The police department’s expert, on the other hand, asserted, in answer to a like hypothetical question, that, in his opinion, the accident of 1925 was not the proximate or immediate cause of the condition for which petitioner was retired.
We thus have a situation where the petitioner is not denying the existence of the nervous condition for which he was retired, but merely asserts that said disorder is due to a prior physical injury as a direct producing cause thereof.
The medical board found no connection between the injury and the present condition.
There was competent medical opinion evidence on both sides of this controversy concerning causal relation. Upon such divergent medical views, the courts should not upset the determination of the medical board, and of the commissioner who followed same,
Assuming that the finding of the medical board as to lack of causal relation between the alleged service-incurred injury and the cause of retirement was not final or conclusive, it afforded sufficient basis for the exercise of the commissioner’s discretion, and a determination made thereon in good faith is not an arbitrary or capricious one. Quite the contrary, it is one supported by some credible evidence and rendered in the exercise of a discretion cast by law upon the departmental officials. The case is quite different from one where the policeman asserts the finding of the medical board to be without any basis in fact. (See Matter of Hodgins v. Bingham, supra.) Here the issue resolves itself eventually into a scientific dispute as to what caused a mental disease.

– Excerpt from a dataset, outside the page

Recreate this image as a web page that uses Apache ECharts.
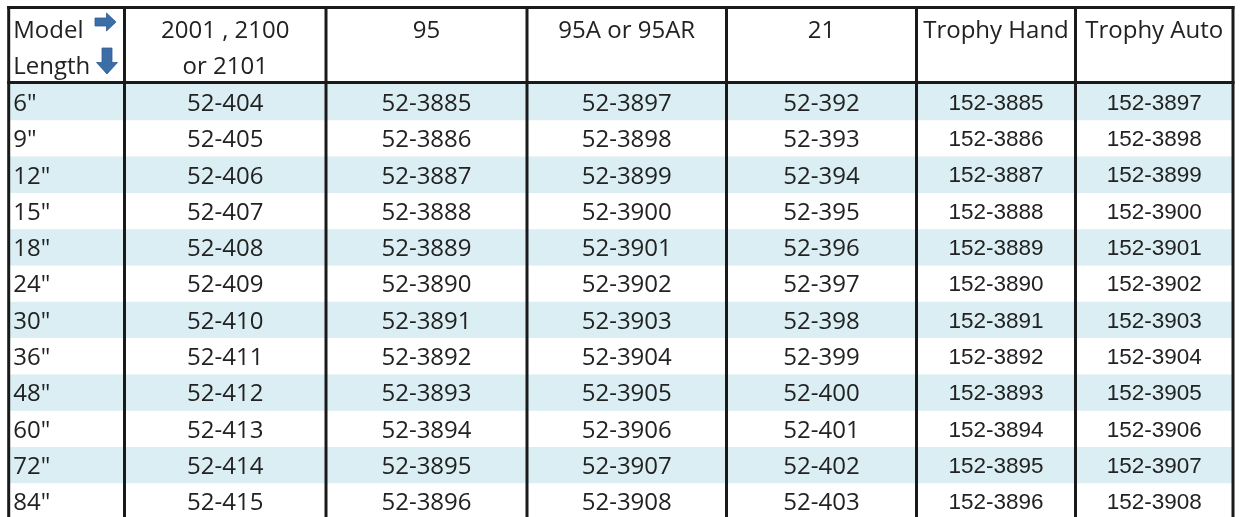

We find the evidence on the question of causal relation, to say the least, equally balanced. By this statement we do not intend do suggest that “ weight of evidence ” is the test to be applied. The test rather is the existence of some credible legal evidence to support the commissioner’s finding. There is ample evidence of that nature in the present case.
The order should be reversed, with fifty dollars costs and disbursements to the appellant, and the proceeding dismissed.
Martin, P. J., O’Malley, Townley and Cohn, JJ., concur.
’ Order unanimously reversed, with fifty dollars costs and disbursements to the appellant, and the proceeding dismissed.